CLAIMS of poor treatment by Royal Bank of Scotland of small business customers were brought to the attention of the UK government several years before its “entrepreneur in residence” made them public, according to the head of a lobby group.
Roger Pedder, president of the European Family Businesses group, said he approached the Department for Business Innovation and Skills (BIS) three years ago with two cases in which he felt the bank had forced companies out of business.
He heard nothing until Lawrence Tomlinson published his damning report last year. Tomlinson, the department’s entrepreneur in residence, claimed he had uncovered evidence alleging that RBS deliberately forced companies into default to seize their properties.

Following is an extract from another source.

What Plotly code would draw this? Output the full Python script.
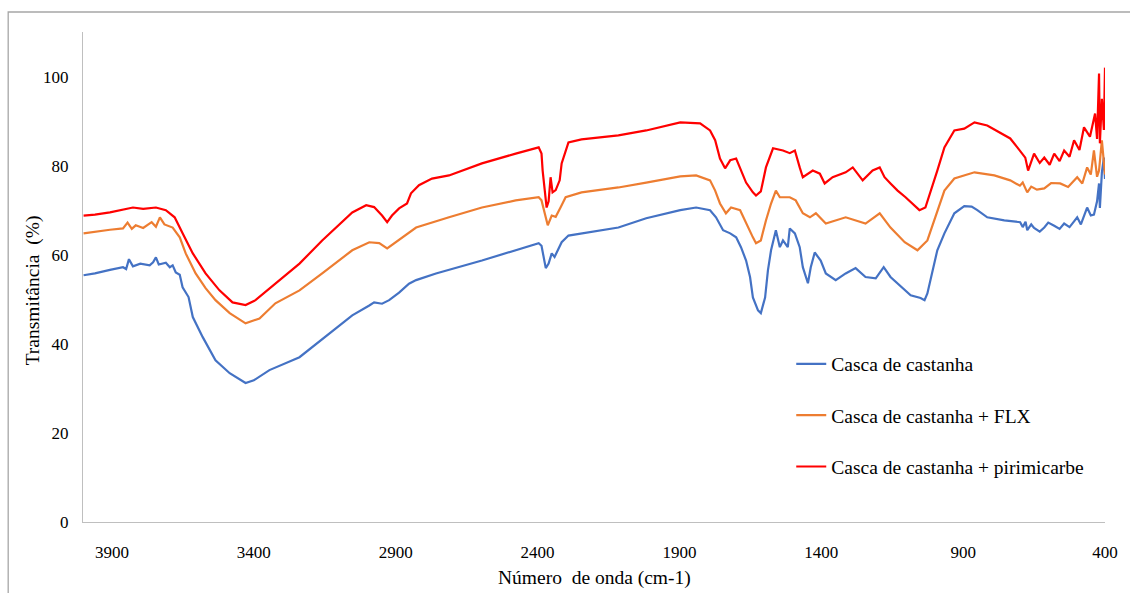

Tomlinson is taking 1,000 cases of alleged abusive practice to the Financial Conduct Authority, although his original report has been challenged by another dossier commissioned by RBS. Pedder told Scotland on Sunday he had brought such practices to the attention of the government three years ago.
“We had already told BIS that this was going on, but it took a whistleblower to expose it several years later,” he said. He did not name the firms in question but said they were a property group and a construction company, and both were forced out of business by having their assets sold off at knock-down rates by the bank.
Pedder, a former chairman of shoe firm Clarks, said he was not in Scotland “to bash RBS” – but to deliver a positive message on the family business sector at an event hosted by accountancy firm KPMG.
A BIS spokesman said: “We take allegations around the way banks treat small business very seriously. The Tomlinson report was the first time allegations of widespread and systematic mistreatment of small businesses were brought to our attention. We acted on this urgently and have ensured that all evidence he gathered has been referred to the regulators, who are investigating.”